Tuesday 20 October 2020

Incomprehensibility and the Image of God

In theory, could human beings come to know everything about the universe? Putting aside the kind of human arrogance that thinks all is possible because they think they are God, is it at least theoretically possible to know and understand, to comprehend, the universe?


It’s too big. OK, agreed, probably a bit big. But, in theory, what would be encountered on the other side of the universe, could such phenomena be investigated and understood?

No, it is too complex. OK, but if we did have the right tools and equipment, the right technology, would it be possible? In theory, yes. Our intelligence seems mapped to understanding the reality around us. (If it were not so, it would be difficult to understand how and why the Western scientific method has been so successful.


And then, there is mystery. Mystery, in the Christian schema, is not the currently unknown, but that could be known under the right circumstances. In Christianity, mystery refers to the incomprehensible, beyond our understanding, even in theory. We can’t slice mystery into manageable bits, and we can’t wrestle it into shape and compare it to what we do know to therefore grasp it, at least partially. I’m talking about God. God can reveal Godself, in all God’s glorious incomprehension. God can become human in Jesus, but that does not mean we comprehend God. Jesus reveals the incomprehensible God, who remains incomprehensible. That is, God is not our plaything, and cannot be put to our use as we do with everything else we understand (even partially understand). When people of faith try to control God terrible consequences follow. Hence, the prohibition against idols and misusing God’s name embedded in the Ten Commandments.


And we are made in the image of this incomprehensible God. Attempts to identify the image in us with certain attributes or capacities abound. And whatever the benefits of such approaches, we should never think that somehow, we have made the image comprehensible. That would be to break the second commandment. Reductionism has its place in the study of our humanity, but the irreducible remains. Kathryn Tanner sees an imitation of God’s incomprehensibility in the plasticity of our nature. In comparison to other species, we are born with little hard wired in us.
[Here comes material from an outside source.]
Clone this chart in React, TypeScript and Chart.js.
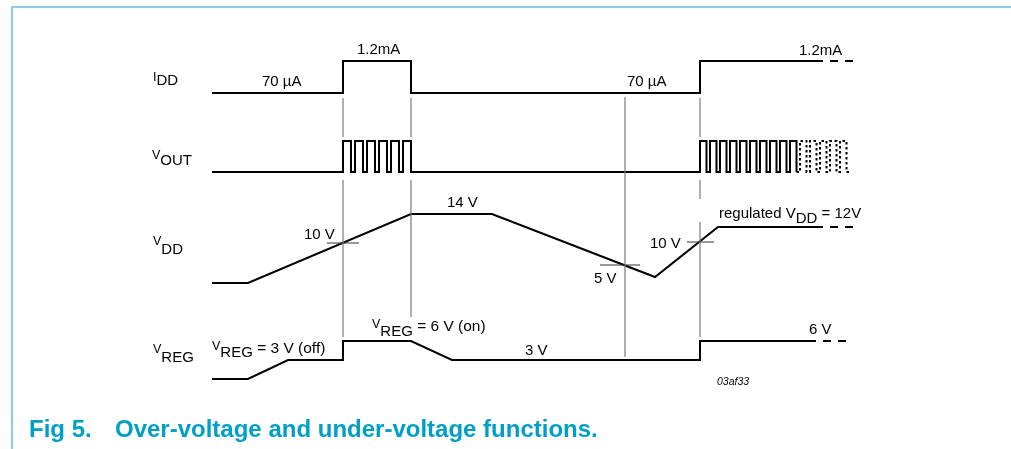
import React, { useEffect, useRef } from "react";
import { Chart, registerables } from "chart.js";

Chart.register(...registerables);

const W = 1011;
const H = 449;

// ---- Signal breakpoints (time axis, diagram level axis) ----
// I_DD
const iddTimes = [212, 343, 343, 411, 411, 700, 700, 815];
const iddLevels = [93, 93, 61, 61, 93, 93, 61, 61];
const iddDashTimes = [815, 855];
const iddDashLevels = [61, 61];

// V_OUT pulse trains: rising / falling edge times
const voutLow = 172;
const voutHigh = 141;
const voutStart = 212;
const burst1Rise = [343, 355, 367, 379, 391, 403];
const burst1Fall = [351, 363, 375, 387, 399, 411];
const burst2Rise = [700, 710, 720, 730, 740, 750, 760, 770, 780, 790];
const burst2Fall = [706.5, 716.5, 726.5, 736.5, 746.5, 756.5, 766.5, 776.5, 786.5, 796.5];
const burst3Rise = [800, 810, 820, 830, 840];
const burst3Fall = [806.5, 816.5, 826.5, 836.5, 846.5];
const voutEnd = 851;

// V_DD
const vddTimes = [212, 248, 411, 492, 655, 718, 815];
const vddLevels = [283, 283, 214, 214, 277, 227, 227];
const vddDashTimes = [815, 856];
const vddDashLevels = [227, 227];

// V_REG
const vregTimes = [212, 248, 288, 343, 343, 411, 452, 700, 700, 808];
const vregLevels = [379, 379, 360, 360, 341, 341, 360, 360, 341, 341];
const vregDashTimes = [808, 850];
const vregDashLevels = [341, 341];

// Threshold markers on V_DD
const markTimes = [343, 625, 700];
const markLevels = [243, 265, 242];
const markLeft = [327, 600, 687];
const markRight = [359, 640, 714];

// Vertical reference lines: time and visible spans
const guideTimes = [343, 343, 411, 411, 625, 700, 700, 700];
const guideFrom = [98, 180, 98, 180, 97, 98, 180, 222];
const guideTo = [137, 337, 137, 317, 357, 137, 199, 337];

const FONT = '"Liberation Sans", Arial, Helvetica, sans-serif';

type Run = { text: string; size: number; base: number; italic?: boolean };
type Label = { x: number; runs: Run[] };

const labels: Label[] = [
  { x: 153, runs: [{ text: "I", size: 12.5, base: 81 }, { text: "DD", size: 15, base: 85 }] },
  { x: 152, runs: [{ text: "V", size: 12.5, base: 159 }, { text: "OUT", size: 15, base: 165 }] },
  { x: 153, runs: [{ text: "V", size: 12.5, base: 245 }, { text: "DD", size: 15, base: 254 }] },
  { x: 153, runs: [{ text: "V", size: 12.5, base: 353 }, { text: "REG", size: 15, base: 362 }] },
  { x: 262, runs: [{ text: "70 µA", size: 15, base: 86 }] },
  { x: 357, runs: [{ text: "1.2mA", size: 15, base: 54 }] },
  { x: 627, runs: [{ text: "70 µA", size: 15, base: 86 }] },
  { x: 799, runs: [{ text: "1.2mA", size: 15, base: 55 }] },
  { x: 304, runs: [{ text: "10 V", size: 15, base: 239 }] },
  { x: 447, runs: [{ text: "14 V", size: 15, base: 207 }] },
  { x: 594, runs: [{ text: "5 V", size: 15, base: 283 }] },
  { x: 650, runs: [{ text: "10 V", size: 15, base: 248 }] },
  { x: 525, runs: [{ text: "3 V", size: 15, base: 355 }] },
  { x: 809, runs: [{ text: "6 V", size: 15, base: 334 }] },
  {
    x: 212,
    runs: [
      { text: "V", size: 12.5, base: 350 },
      { text: "REG", size: 15, base: 357 },
      { text: " = 3 V (off)", size: 15.5, base: 353 },
    ],
  },
  {
    x: 372,
    runs: [
      { text: "V", size: 12.5, base: 328 },
      { text: "REG", size: 15, base: 336 },
      { text: " = 6 V (on)", size: 15.5, base: 331 },
    ],
  },
  {
    x: 719,
    runs: [
      { text: "regulated V", size: 15, base: 218 },
      { text: "DD", size: 15, base: 223 },
      { text: " = 12V", size: 15, base: 218 },
    ],
  },
  { x: 717, runs: [{ text: "03af33", size: 10.5, base: 385, italic: true }] },
];

const captionNum = "Fig 5.";
const captionText = "Over-voltage and under-voltage functions.";

function zipPts(t: number[], v: number[]) {
  return t.map((x, i) => ({ x, y: v[i] }));
}

function pulsePts(start: number, rises: number[], falls: number[], end: number) {
  const pts: { x: number; y: number }[] = [{ x: start, y: voutLow }];
  rises.forEach((r, i) => {
    pts.push({ x: r, y: voutLow }, { x: r, y: voutHigh }, { x: falls[i], y: voutHigh }, { x: falls[i], y: voutLow });
  });
  pts.push({ x: end, y: voutLow });
  return pts;
}

function line(data: { x: number; y: number }[], opts: any = {}) {
  return {
    data,
    showLine: true,
    pointRadius: 0,
    borderColor: "#000",
    borderWidth: 2,
    tension: 0,
    fill: false,
    borderCapStyle: "butt",
    borderJoinStyle: "miter",
    ...opts,
  };
}

const decorPlugin = {
  id: "decor",
  beforeDraw(chart: any) {
    const ctx = chart.ctx;
    ctx.save();
    ctx.fillStyle = "#fff";
    ctx.fillRect(0, 0, chart.width, chart.height);
    ctx.strokeStyle = "#86d0e2";
    ctx.lineWidth = 2;
    ctx.beginPath();
    ctx.moveTo(12, chart.height);
    ctx.lineTo(12, 7);
    ctx.lineTo(chart.width, 7);
    ctx.stroke();
    ctx.restore();
  },
  afterDatasetsDraw(chart: any) {
    const ctx = chart.ctx;
    const xs = chart.scales.x;
    const ys = chart.scales.y;
    ctx.save();
    ctx.fillStyle = "#000";
    ctx.textBaseline = "alphabetic";
    ctx.textAlign = "left";
    labels.forEach((lab) => {
      let px = xs.getPixelForValue(lab.x);
      lab.runs.forEach((r) => {
        ctx.font = `${r.italic ? "italic " : ""}${r.size}px ${FONT}`;
        ctx.fillText(r.text, px, ys.getPixelForValue(r.base));
        px += ctx.measureText(r.text).width;
      });
    });
    ctx.fillStyle = "#00a0c6";
    ctx.font = `bold 24px ${FONT}`;
    ctx.fillText(captionNum, 29, 437);
    ctx.fillText(captionText, 115, 437);
    ctx.restore();
  },
};

export default function App() {
  const ref = useRef<HTMLCanvasElement | null>(null);

  useEffect(() => {
    if (!ref.current) return;
    const datasets: any[] = [];

    guideTimes.forEach((t, i) => {
      datasets.push(
        line(
          [
            { x: t, y: guideFrom[i] },
            { x: t, y: guideTo[i] },
          ],
          { borderColor: "#7a7a7a", borderWidth: 1.2 }
        )
      );
    });
    markTimes.forEach((_, i) => {
      datasets.push(
        line(
          [
            { x: markLeft[i], y: markLevels[i] },
            { x: markRight[i], y: markLevels[i] },
          ],
          { borderColor: "#333", borderWidth: 1 }
        )
      );
    });

    datasets.push(line(zipPts(iddTimes, iddLevels)));
    datasets.push(line(zipPts(iddDashTimes, iddDashLevels), { borderDash: [8, 7] }));

    const b1 = pulsePts(voutStart, burst1Rise, burst1Fall, burst2Rise[0]);
    const b2 = pulsePts(burst2Rise[0], burst2Rise, burst2Fall, burst2Fall[burst2Fall.length - 1]);
    datasets.push(line([...b1, ...b2]));
    datasets.push(
      line(pulsePts(burst2Fall[burst2Fall.length - 1], burst3Rise, burst3Fall, voutEnd), {
        borderDash: [2.5, 2.5],
      })
    );

    datasets.push(line(zipPts(vddTimes, vddLevels)));
    datasets.push(line(zipPts(vddDashTimes, vddDashLevels), { borderDash: [8, 7] }));

    datasets.push(line(zipPts(vregTimes, vregLevels)));
    datasets.push(line(zipPts(vregDashTimes, vregDashLevels), { borderDash: [8, 7] }));

    const chart = new Chart(ref.current, {
      type: "scatter",
      data: { datasets },
      options: {
        animation: false,
        responsive: false,
        maintainAspectRatio: false,
        devicePixelRatio: 1,
        events: [],
        layout: { padding: 0 },
        plugins: { legend: { display: false }, tooltip: { enabled: false } },
        scales: {
          x: { type: "linear", min: 0, max: W, display: false },
          y: { type: "linear", min: 0, max: H, reverse: true, display: false },
        },
      },
      plugins: [decorPlugin],
    } as any);
    return () => chart.destroy();
  }, []);

  return (
    <div style={{ position: "absolute", left: 0, top: 0, width: W, height: H }}>
      <canvas ref={ref} width={W} height={H} style={{ display: "block" }} />
    </div>
  );
}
We grow, learn, change, exponentially so. Our nature is “in a sense unlimited, unbounded by a clearly delimited nature, in virtue, in the human case, of an expansive openness and initial indefiniteness.” This natural openness is a negative imitation in that God’s incomprehensibility is from complete fullness, whereas our imitation is a “lack, through an initial failure of predetermination, not by being anything in particular in any very concrete way to start.” (Christ the Key, p. 53)


If God is beyond our understanding, incomprehensible, what is an appropriate response to God? Awe, joy, bliss. Prayer, thanksgiving, faith.